Wifredo Lam Les Oiseaux Voilés (top) and Butinantes (below), both from 1945

"I wanted with all my heart to paint the drama of my country, but by thoroughly expressing the Negro spirit, the beauty of the plastic art of the blacks. In this way I could act as a Trojan horse that would spew forth hallucinating figures with the power to surprise, to disturb the dreams of the exploiters." —Wifredo Lam

Lam's Afro-Cuban heritage is inescapably fundamental to his work, but his immersion in Europe is just as essential. He re-settled in Paris in 1952 and died there thirty years later.
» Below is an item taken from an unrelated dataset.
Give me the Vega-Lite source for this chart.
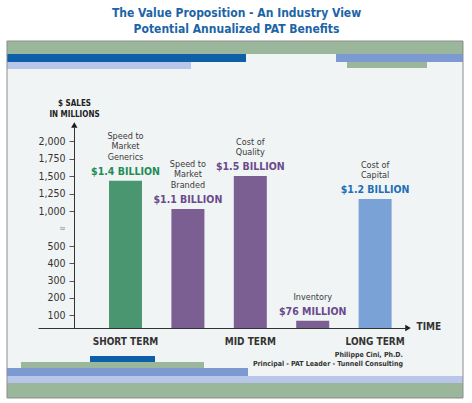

Decades spent in Spain, France and Italy, marriages to Spanish, German and Swedish women, the esteem of European artists and intellectuals, his incorporation of Western movements in his work — all this confirmed Lam's standing within European cuture and society. This enabled him to play the role of "Trojan horse," infiltrating Europe's artistic consciousness with Afro-Cuban symbols with a bewildering vitalty and originality.

Wifredo Lam Le Potrait d'un inconnu (A Portrait of an Unknown), 1972

Lam's endorsement of voodoo, primitivism and human-animal hybridity subverts the colonizing discourses from which he has reclaimed them, demonstrating his images' "power to disturb the dreams of the exploiters" and overwhelming the staid and demure images of Europe from his earlier work.